Sun Dec 2nd through Sat the 8th, 2018 at Palais des Congrès de Montréal
Building on the WaveNet-inspired paradigm of neural audio generation, the authors consider how to generate longer duration audio. This is an unsolved problem at present, with many architectures unable to encode all timescales of audio structure in neural representations. The method performs a kind of hierarchical autoencoding, with fine timescales being summarised and then re-generated by a next layer. The authors are thus able to train a system that generates tens of seconds of raw audio waveform. The feasibility of training is a contribution of the work. The authors argue correctly that listening is currently the best way to evaluate generated raw audio in these settings. The audio examples are interesting and persuasive, with good general structure and some interesting quirks. The paper discusses these well. The author response includes results of an additional listening test, which is useful. In summary, I find the paper is a useful practical step forward in neural nets for audio generation, incremental on the theoretical side, but a good demonstration in practice.
This paper presents work on autoregressive discrete autoencoders, which are models that are well-suited for modeling long-range temporal structure and generating audio sequences. The authors present a set of tips and tricks that enable learning for such a problem, and in the process they introduce a new type of quantizing VAE. This paper is very well-written. It is easy to follow, there is a sense of purpose in the narrative, and many obvious questions are properly addressed. Kudos to the authors for not simply listing what worked, and actually motivating their approach. The resulting outputs are definitely an improvement as compared to the usual deep-AR models, exhibiting better consistency across time. I was, however, a little disappointed that the definition of "long-term" and "high-level" used in this paper only spanned a few seconds. I would argue that these terms encompass composition form (e.g. ABA structure), and not so much the content from the last few seconds. As with many such papers, I will agree with the authors that coming up with metrics is often pointless since listening is probably the best way to evaluate things. This of course creates a problem in evaluating significance of this work, although informally I found the submitted soundfiles to be pretty good. I would perhaps detract a few points since I don't see a wider applicability to this work. I would be more convinced had I seen a bit more complex music (in terms of timbres), or some glimpse that this work is relevant outside of this specific problem. This is however a solid paper, and I'd be happy to see it accepted.
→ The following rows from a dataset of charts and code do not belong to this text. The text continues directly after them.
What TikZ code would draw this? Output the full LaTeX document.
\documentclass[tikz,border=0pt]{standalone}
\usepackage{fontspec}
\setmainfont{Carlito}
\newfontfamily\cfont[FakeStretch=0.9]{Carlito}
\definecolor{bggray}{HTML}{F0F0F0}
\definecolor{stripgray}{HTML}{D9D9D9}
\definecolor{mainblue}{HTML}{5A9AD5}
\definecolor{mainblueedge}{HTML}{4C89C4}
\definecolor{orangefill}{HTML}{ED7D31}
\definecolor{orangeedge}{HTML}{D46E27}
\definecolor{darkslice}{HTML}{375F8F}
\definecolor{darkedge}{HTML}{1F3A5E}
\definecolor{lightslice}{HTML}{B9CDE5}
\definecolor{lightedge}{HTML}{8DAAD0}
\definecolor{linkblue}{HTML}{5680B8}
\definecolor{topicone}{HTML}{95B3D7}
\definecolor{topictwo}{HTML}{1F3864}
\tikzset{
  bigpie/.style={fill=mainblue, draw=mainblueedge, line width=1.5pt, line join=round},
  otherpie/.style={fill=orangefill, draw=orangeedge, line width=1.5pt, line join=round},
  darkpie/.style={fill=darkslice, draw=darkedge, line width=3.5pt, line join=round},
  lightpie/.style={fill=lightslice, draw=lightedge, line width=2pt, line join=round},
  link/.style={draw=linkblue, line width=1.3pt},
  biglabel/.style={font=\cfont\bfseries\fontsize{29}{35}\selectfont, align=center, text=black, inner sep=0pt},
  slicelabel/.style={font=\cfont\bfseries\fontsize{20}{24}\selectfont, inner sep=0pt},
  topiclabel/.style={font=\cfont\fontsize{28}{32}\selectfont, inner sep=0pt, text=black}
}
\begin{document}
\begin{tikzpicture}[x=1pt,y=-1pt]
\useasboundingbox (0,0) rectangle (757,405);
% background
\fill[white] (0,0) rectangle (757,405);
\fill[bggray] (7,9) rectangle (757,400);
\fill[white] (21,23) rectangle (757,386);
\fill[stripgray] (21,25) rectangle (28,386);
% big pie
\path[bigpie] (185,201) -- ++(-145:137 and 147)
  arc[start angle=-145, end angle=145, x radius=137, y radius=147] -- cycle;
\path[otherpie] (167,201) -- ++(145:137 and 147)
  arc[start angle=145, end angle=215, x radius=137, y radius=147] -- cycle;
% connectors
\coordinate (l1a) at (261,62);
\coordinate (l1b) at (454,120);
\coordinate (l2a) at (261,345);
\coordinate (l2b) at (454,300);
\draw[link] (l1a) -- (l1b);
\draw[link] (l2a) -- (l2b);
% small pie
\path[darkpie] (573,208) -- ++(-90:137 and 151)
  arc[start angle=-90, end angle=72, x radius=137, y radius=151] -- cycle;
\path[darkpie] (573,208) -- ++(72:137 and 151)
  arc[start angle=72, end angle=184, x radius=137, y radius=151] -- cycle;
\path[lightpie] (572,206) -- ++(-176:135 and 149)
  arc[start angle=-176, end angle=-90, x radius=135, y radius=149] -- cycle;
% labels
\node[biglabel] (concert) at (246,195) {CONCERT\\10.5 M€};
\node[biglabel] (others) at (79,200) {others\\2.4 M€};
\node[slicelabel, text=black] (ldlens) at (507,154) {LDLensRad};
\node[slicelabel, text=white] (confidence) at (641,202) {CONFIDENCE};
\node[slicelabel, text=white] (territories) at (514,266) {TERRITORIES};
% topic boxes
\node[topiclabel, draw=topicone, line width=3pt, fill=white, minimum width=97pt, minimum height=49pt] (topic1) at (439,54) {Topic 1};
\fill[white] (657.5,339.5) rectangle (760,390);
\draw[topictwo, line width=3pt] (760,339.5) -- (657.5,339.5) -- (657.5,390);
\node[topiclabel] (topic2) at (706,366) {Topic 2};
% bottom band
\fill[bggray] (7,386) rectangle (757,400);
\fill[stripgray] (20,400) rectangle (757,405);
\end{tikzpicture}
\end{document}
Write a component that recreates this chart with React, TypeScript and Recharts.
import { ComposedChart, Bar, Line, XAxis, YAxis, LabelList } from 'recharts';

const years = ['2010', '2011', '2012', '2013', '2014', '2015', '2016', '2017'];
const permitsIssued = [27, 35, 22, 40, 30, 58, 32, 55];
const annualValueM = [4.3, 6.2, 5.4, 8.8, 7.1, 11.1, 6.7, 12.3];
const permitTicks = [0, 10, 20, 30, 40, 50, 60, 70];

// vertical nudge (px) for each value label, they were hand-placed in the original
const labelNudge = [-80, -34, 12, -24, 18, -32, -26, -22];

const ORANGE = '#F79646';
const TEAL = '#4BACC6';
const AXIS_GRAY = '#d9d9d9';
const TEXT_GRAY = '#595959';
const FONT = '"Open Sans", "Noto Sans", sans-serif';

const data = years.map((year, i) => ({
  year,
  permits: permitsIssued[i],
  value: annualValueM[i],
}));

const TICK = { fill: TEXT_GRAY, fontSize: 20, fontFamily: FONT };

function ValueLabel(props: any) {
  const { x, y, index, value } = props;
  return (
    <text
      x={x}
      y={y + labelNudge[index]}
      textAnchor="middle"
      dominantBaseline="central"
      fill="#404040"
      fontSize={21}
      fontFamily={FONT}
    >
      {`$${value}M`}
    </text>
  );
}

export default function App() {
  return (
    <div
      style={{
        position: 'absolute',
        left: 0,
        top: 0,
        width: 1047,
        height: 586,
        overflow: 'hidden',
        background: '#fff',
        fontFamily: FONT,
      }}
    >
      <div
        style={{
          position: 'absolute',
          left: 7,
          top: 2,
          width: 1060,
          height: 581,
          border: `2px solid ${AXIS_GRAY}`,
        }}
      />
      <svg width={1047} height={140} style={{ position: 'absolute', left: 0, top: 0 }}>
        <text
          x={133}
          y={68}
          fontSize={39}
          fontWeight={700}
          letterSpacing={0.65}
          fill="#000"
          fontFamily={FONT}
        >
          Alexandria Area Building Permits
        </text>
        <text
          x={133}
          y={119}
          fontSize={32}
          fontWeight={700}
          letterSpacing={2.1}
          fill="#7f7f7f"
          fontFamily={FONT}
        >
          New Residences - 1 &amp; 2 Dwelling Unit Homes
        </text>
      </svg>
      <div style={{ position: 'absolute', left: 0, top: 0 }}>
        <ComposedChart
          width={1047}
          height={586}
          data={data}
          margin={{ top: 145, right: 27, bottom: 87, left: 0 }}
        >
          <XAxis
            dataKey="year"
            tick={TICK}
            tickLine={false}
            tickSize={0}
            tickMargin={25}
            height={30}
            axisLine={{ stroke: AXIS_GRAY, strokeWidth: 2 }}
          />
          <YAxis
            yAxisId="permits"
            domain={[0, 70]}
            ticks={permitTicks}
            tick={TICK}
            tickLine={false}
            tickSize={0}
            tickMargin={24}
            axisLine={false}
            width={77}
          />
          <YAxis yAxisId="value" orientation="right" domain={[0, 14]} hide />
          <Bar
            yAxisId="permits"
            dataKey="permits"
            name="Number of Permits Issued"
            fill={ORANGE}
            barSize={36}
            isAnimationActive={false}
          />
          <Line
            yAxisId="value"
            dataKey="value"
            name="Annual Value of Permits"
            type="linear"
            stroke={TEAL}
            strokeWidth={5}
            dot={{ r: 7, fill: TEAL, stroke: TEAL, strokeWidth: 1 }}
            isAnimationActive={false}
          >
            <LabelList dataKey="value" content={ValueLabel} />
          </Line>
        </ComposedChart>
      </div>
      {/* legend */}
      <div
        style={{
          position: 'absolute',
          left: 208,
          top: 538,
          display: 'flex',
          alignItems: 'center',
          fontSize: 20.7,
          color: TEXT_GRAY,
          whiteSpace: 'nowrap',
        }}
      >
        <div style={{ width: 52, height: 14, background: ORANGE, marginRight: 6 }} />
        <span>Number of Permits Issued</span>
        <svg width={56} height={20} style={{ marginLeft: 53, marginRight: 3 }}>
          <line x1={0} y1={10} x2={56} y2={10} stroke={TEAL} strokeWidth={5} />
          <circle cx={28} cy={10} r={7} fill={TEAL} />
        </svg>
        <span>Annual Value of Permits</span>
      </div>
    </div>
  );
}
The authors claim that there is no suitable metric to evaluate the quality of the generated audio, which is plausible, so they listened to the audio and evaluated on their own. The only shortcoming here is that no systematic and blind listening test has been conducted yet. The authors themselves might be biased and thus, the capabilities of the proposed approach cannot be considered as fully proven from a scientific perspective. However, a link to the audio is provided so that the readers can convince themselves from the proposed method. Minor comments: -"nats per timestep": should be defined -p. 3, l. 115-116: The reviewer is not sure, whether the term "hop size" is suitable to describe the ratio between the sample rates. -p. 7, l. 278: For AMEA models, PBT turns (a comma helps the reader) -References: , ,  are using "et al." even though the author list is not much longer. All authors should be named to be consistent. Quality: The authors address a prevailing research topic and has some novel contributions (see below) to the field of audio and music generation. The topic is going along with the recent advances in deep architectures for audio generation. Clarity: The paper is well written and the proposed methods are explained carefully. A good description of the state-of-the-art in audio generation and their shortcomings are included. The references are complete. Originality: To the knowledge of the reviewer, in this contribution, music is modelled directly on the waveform for the first time, modelling also long-term dependencies related to consistent musical expression and style. The conditioning signal is learnt with an autoencoder. Moreover, argmax autoencoder is proposed as an alternative (faster and more robust) for the quantisation step employed in vector quantisation variational autoencoders, avoiding the "codebook collapse" problem. Significance: A systematic evaluation is missing (see above). However, a link to audio samples is provided in the paper and the proposed approach is well-founded. Confidence: The reviewer is confident with audio processing and machine learning/deep learning and has many peer-reviewed publications in journals and conference proceedings in this field.